### WHAT YOU NEED TO DO
Transcribe every line from the top down to the line with "x = np.arange(len(weeks)) + 0.5", both ends included, but not the pictures.
>>>>>
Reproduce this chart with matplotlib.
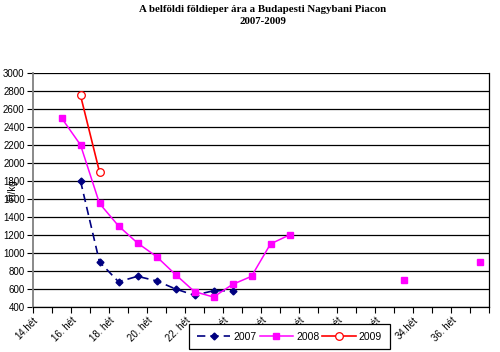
import numpy as np
import matplotlib.pyplot as plt
import matplotlib.transforms as mtransforms

# weeks shown on the category axis (14. - 37. hét)
weeks = list(range(14, 38))
week_labels = ["14.hét", "16. hét", "18. hét", "20. hét", "22. hét", "24. hét",
               "26. hét", "28. hét", "30. hét", "32. hét", "34.hét", "36. hét"]

nan = np.nan
# prices (Ft/kg) per week, NaN where no quote
price_2007 = [nan, nan, 1800, 900, 680, 740, 690, 600, 530, 580, 580,
              nan, nan, nan, nan, nan, nan, nan, nan, nan, nan, nan, nan, nan]
price_2008 = [nan, 2500, 2200, 1550, 1300, 1110, 960, 760, 570, 510, 650,
              740, 1100, 1200, nan, nan, nan, nan, nan, 700, nan, nan, nan, 900]
price_2009 = [nan, nan, 2750, 1900, nan, nan, nan, nan, nan, nan, nan,
              nan, nan, nan, nan, nan, nan, nan, nan, nan, nan, nan, nan, nan]

plt.rcParams['font.family'] = ['Liberation Sans', 'DejaVu Sans']

fig = plt.figure(figsize=(5, 3.52), dpi=100)
ax = fig.add_axes([0.066, 0.128, 0.912, 0.665])

x = np.arange(len(weeks)) + 0.5

ax.plot(x, price_2007, color='#000080', lw=1.2, ls=(0, (5, 3)),
        marker='D', ms=3.5, mfc='#000080', mec='#000080', label='2007', zorder=3)
ax.plot(x, price_2008, color='#FF00FF', lw=1.1,
        marker='s', ms=3.8, mfc='#FF00FF', mec='#FF00FF', label='2008', zorder=3)
ax.plot(x, price_2009, color='#FF0000', lw=1.2,
        marker='o', ms=5.5, mfc='white', mec='#FF0000', mew=0.9, label='2009', zorder=4)

ax.set_xlim(0, len(weeks))
ax.set_ylim(400, 3000)
ax.set_yticks(range(400, 3001, 200))
ax.yaxis.grid(True, color='black', lw=0.9)
ax.set_axisbelow(True)

# category boundaries get tick marks, every second week gets a label
ax.set_xticks(np.arange(len(weeks) + 1))
ax.set_xticklabels([])
ax.tick_params(axis='x', length=4, direction='out', color='black')
ax.tick_params(axis='y', length=4, labelsize=7, pad=2)

shift = mtransforms.ScaledTranslation(-6 / 100, -12 / 100, fig.dpi_scale_trans)
for xp, lab in zip(x[::2], week_labels):
    ax.text(xp, 0, lab, transform=ax.get_xaxis_transform() + shift,
            rotation=45, ha='right', va='center', rotation_mode='anchor',
            fontsize=7, clip_on=False)

for s in ax.spines.values():
    s.set_color('black')
    s.set_linewidth(0.9)
ax.spines['left'].set_color('#808080')
ax.spines['left'].set_linewidth(1.3)
ax.spines['top'].set_visible(False)

fig.text(0.024, 0.46, "Ft/kg", rotation=90, fontsize=7, ha='center', va='center')

fig.text(0.526, 0.985, "A belföldi földieper ára a Budapesti Nagybani Piacon\n2007-2009",
         ha='center', va='top', fontsize=7.8, fontweight='bold',
         family=['Liberation Serif', 'DejaVu Serif'], linespacing=1.45)

leg = fig.legend(loc='center', bbox_to_anchor=(0.579, 0.044), ncol=3, fontsize=7.5,
                 frameon=True, fancybox=False, edgecolor='black', framealpha=1,
                 handlelength=3.2, columnspacing=0.3, handletextpad=0.3,
                 borderpad=0.75, borderaxespad=0)
leg.get_frame().set_linewidth(0.9)

fig.savefig("out.png", dpi=100, facecolor='white')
<<<<<
### WORKED SOLUTION
Reproduce this chart with matplotlib.
import numpy as np
import matplotlib.pyplot as plt
import matplotlib.transforms as mtransforms

# weeks shown on the category axis (14. - 37. hét)
weeks = list(range(14, 38))
week_labels = ["14.hét", "16. hét", "18. hét", "20. hét", "22. hét", "24. hét",
               "26. hét", "28. hét", "30. hét", "32. hét", "34.hét", "36. hét"]

nan = np.nan
# prices (Ft/kg) per week, NaN where no quote
price_2007 = [nan, nan, 1800, 900, 680, 740, 690, 600, 530, 580, 580,
              nan, nan, nan, nan, nan, nan, nan, nan, nan, nan, nan, nan, nan]
price_2008 = [nan, 2500, 2200, 1550, 1300, 1110, 960, 760, 570, 510, 650,
              740, 1100, 1200, nan, nan, nan, nan, nan, 700, nan, nan, nan, 900]
price_2009 = [nan, nan, 2750, 1900, nan, nan, nan, nan, nan, nan, nan,
              nan, nan, nan, nan, nan, nan, nan, nan, nan, nan, nan, nan, nan]

plt.rcParams['font.family'] = ['Liberation Sans', 'DejaVu Sans']

fig = plt.figure(figsize=(5, 3.52), dpi=100)
ax = fig.add_axes([0.066, 0.128, 0.912, 0.665])

x = np.arange(len(weeks)) + 0.5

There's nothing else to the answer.